◆ The problem: Find every line of the listing below where "that" appears, and copy it.

◆ Dataset section:
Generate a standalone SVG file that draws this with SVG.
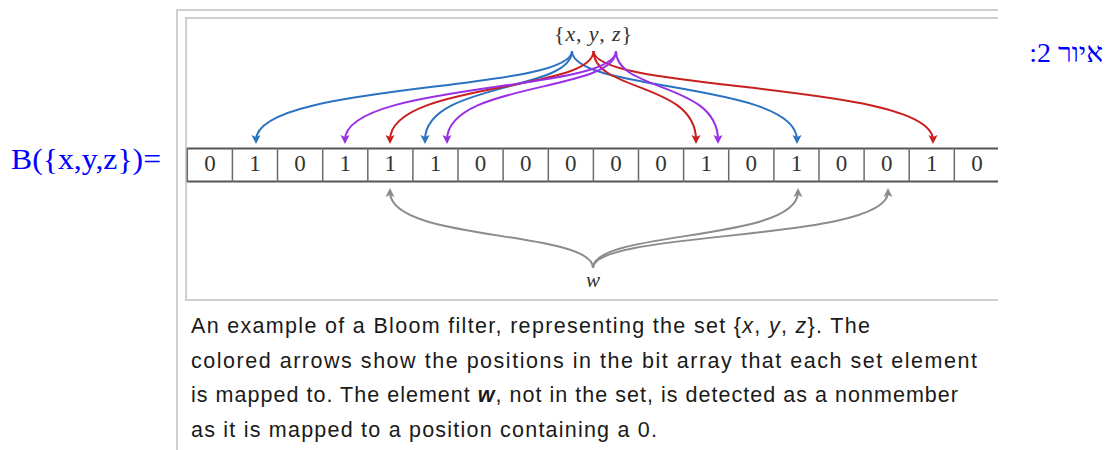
<svg xmlns="http://www.w3.org/2000/svg" width="1107" height="450" viewBox="0 0 1107 450">
<style>
.frame{fill:none;stroke:#cfcfcf;stroke-width:2}
.cellline{stroke:#6a6a6a;stroke-width:1.5}
.arrline{stroke:#555;stroke-width:2}
.bit{font-family:"Liberation Serif","DejaVu Serif",serif;font-size:23px;fill:#333;text-anchor:middle}
.math{font-family:"Liberation Serif","DejaVu Serif",serif;fill:#333;text-anchor:middle}
.cap{font-family:"Liberation Sans","DejaVu Sans",sans-serif;font-size:21.5px;fill:#1a1a1a}
.blue-t{font-family:"Liberation Serif","DejaVu Serif",serif;fill:#0000ff}
.c{fill:none;stroke-width:2}
.cb{stroke:#2a72c2}
.cr{stroke:#c8201e}
.cp{stroke:#9a30e6}
.cg{stroke:#8c8c8c}
</style>
<defs>
<marker id="ab" viewBox="-6 -6 12 12" markerWidth="12" markerHeight="12" markerUnits="userSpaceOnUse" refX="0" refY="0" orient="auto" overflow="visible"><path d="M4,0 L-5,-4.5 L-3,0 L-5,4.5 z" fill="#2a72c2"/></marker>
<marker id="ar" viewBox="-6 -6 12 12" markerWidth="12" markerHeight="12" markerUnits="userSpaceOnUse" refX="0" refY="0" orient="auto" overflow="visible"><path d="M4,0 L-5,-4.5 L-3,0 L-5,4.5 z" fill="#c8201e"/></marker>
<marker id="ap" viewBox="-6 -6 12 12" markerWidth="12" markerHeight="12" markerUnits="userSpaceOnUse" refX="0" refY="0" orient="auto" overflow="visible"><path d="M4,0 L-5,-4.5 L-3,0 L-5,4.5 z" fill="#9a30e6"/></marker>
<marker id="ag" viewBox="-6 -6 12 12" markerWidth="12" markerHeight="12" markerUnits="userSpaceOnUse" refX="0" refY="0" orient="auto" overflow="visible"><path d="M4,0 L-5,-4.5 L-3,0 L-5,4.5 z" fill="#8c8c8c"/></marker>
</defs>
<rect width="1107" height="450" fill="#fff"/>

<!-- frames -->
<g id="frame">
<path class="frame" d="M177,450 L177,10 L998,10"/>
<path class="frame" d="M998,18 L186,18 L186,300 L998,300"/>
</g>

<!-- labels outside -->
<g id="label-left"><text class="blue-t" x="11" y="168.5" font-size="30" textLength="150" lengthAdjust="spacingAndGlyphs">B({x,y,z})=</text></g>
<g id="label-right"><text class="blue-t" x="1103" y="61.5" font-size="28" direction="rtl" text-anchor="start">איור 2:</text></g>

<!-- bit array -->
<g id="bit-array">
<line class="arrline" x1="187" y1="148.5" x2="998" y2="148.5"/>
<line class="arrline" x1="187" y1="181.5" x2="998" y2="181.5"/>
<g id="cell-0"><line class="cellline" x1="187.3" y1="148" x2="187.3" y2="182"/><text class="bit" x="209.9" y="171">0</text></g>
<g id="cell-1"><line class="cellline" x1="232.4" y1="148" x2="232.4" y2="182"/><text class="bit" x="255" y="171">1</text></g>
<g id="cell-2"><line class="cellline" x1="277.5" y1="148" x2="277.5" y2="182"/><text class="bit" x="300.1" y="171">0</text></g>
<g id="cell-3"><line class="cellline" x1="322.7" y1="148" x2="322.7" y2="182"/><text class="bit" x="345.2" y="171">1</text></g>
<g id="cell-4"><line class="cellline" x1="367.8" y1="148" x2="367.8" y2="182"/><text class="bit" x="390.3" y="171">1</text></g>
<g id="cell-5"><line class="cellline" x1="412.9" y1="148" x2="412.9" y2="182"/><text class="bit" x="435.5" y="171">1</text></g>
<g id="cell-6"><line class="cellline" x1="458" y1="148" x2="458" y2="182"/><text class="bit" x="480.6" y="171">0</text></g>
<g id="cell-7"><line class="cellline" x1="503.1" y1="148" x2="503.1" y2="182"/><text class="bit" x="525.7" y="171">0</text></g>
<g id="cell-8"><line class="cellline" x1="548.3" y1="148" x2="548.3" y2="182"/><text class="bit" x="570.8" y="171">0</text></g>
<g id="cell-9"><line class="cellline" x1="593.4" y1="148" x2="593.4" y2="182"/><text class="bit" x="615.9" y="171">0</text></g>
<g id="cell-10"><line class="cellline" x1="638.5" y1="148" x2="638.5" y2="182"/><text class="bit" x="661.1" y="171">0</text></g>
<g id="cell-11"><line class="cellline" x1="683.6" y1="148" x2="683.6" y2="182"/><text class="bit" x="706.2" y="171">1</text></g>
<g id="cell-12"><line class="cellline" x1="728.7" y1="148" x2="728.7" y2="182"/><text class="bit" x="751.3" y="171">0</text></g>
<g id="cell-13"><line class="cellline" x1="773.9" y1="148" x2="773.9" y2="182"/><text class="bit" x="796.4" y="171">1</text></g>
<g id="cell-14"><line class="cellline" x1="819" y1="148" x2="819" y2="182"/><text class="bit" x="841.5" y="171">0</text></g>
<g id="cell-15"><line class="cellline" x1="864.1" y1="148" x2="864.1" y2="182"/><text class="bit" x="886.7" y="171">0</text></g>
<g id="cell-16"><line class="cellline" x1="909.2" y1="148" x2="909.2" y2="182"/><text class="bit" x="931.8" y="171">1</text></g>
<g id="cell-17"><line class="cellline" x1="954.3" y1="148" x2="954.3" y2="182"/><text class="bit" x="976.9" y="171">0</text></g>
</g>

<!-- set and element -->
<g id="set-xyz"><text class="math" x="593" y="41" font-size="22" textLength="78" lengthAdjust="spacing">{<tspan font-style="italic">x</tspan>, <tspan font-style="italic">y</tspan>, <tspan font-style="italic">z</tspan>}</text></g>
<g id="elem-w"><text class="math" x="593" y="287" font-size="21" font-style="italic" fill="#333">w</text></g>

<!-- connectors -->
<g id="connectors">
<path class="c cb" marker-end="url(#ab)" d="M572,51 C572,92 256,82 256,140"/>
<path class="c cb" marker-end="url(#ab)" d="M572,51 C572,92 425,82 425,140"/>
<path class="c cb" marker-end="url(#ab)" d="M572,51 C572,92 797,82 797,140"/>
<path class="c cr" marker-end="url(#ar)" d="M593.5,51 C593.5,92 390,82 390,140"/>
<path class="c cr" marker-end="url(#ar)" d="M593.5,51 C593.5,92 696,82 696,140"/>
<path class="c cr" marker-end="url(#ar)" d="M593.5,51 C593.5,92 933,82 933,140"/>
<path class="c cp" marker-end="url(#ap)" d="M616,51 C616,92 345,82 345,140"/>
<path class="c cp" marker-end="url(#ap)" d="M616,51 C616,92 447,82 447,140"/>
<path class="c cp" marker-end="url(#ap)" d="M616,51 C616,92 718,82 718,140"/>
<path class="c cg" marker-end="url(#ag)" d="M593,268 C593,230 390,242 390,192"/>
<path class="c cg" marker-end="url(#ag)" d="M593,268 C593,230 798,242 798,192"/>
<path class="c cg" marker-end="url(#ag)" d="M593,268 C593,230 888,242 888,192"/>
</g>

<!-- caption -->
<g id="caption">
<text class="cap" x="191" y="333" textLength="679" lengthAdjust="spacing">An example of a Bloom filter, representing the set {<tspan font-style="italic">x</tspan>, <tspan font-style="italic">y</tspan>, <tspan font-style="italic">z</tspan>}. The</text>
<text class="cap" x="191" y="368" textLength="786" lengthAdjust="spacing">colored arrows show the positions in the bit array that each set element</text>
<text class="cap" x="191" y="402" textLength="767" lengthAdjust="spacing">is mapped to. The element <tspan font-style="italic" font-weight="bold">w</tspan>, not in the set, is detected as a nonmember</text>
<text class="cap" x="191" y="437" textLength="466" lengthAdjust="spacing">as it is mapped to a position containing a 0.</text>
</g>
</svg>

◆ Exercise answer:
Generate a standalone SVG file that draws this with SVG.
<text class="cap" x="191" y="368" textLength="786" lengthAdjust="spacing">colored arrows show the positions in the bit array that each set element</text>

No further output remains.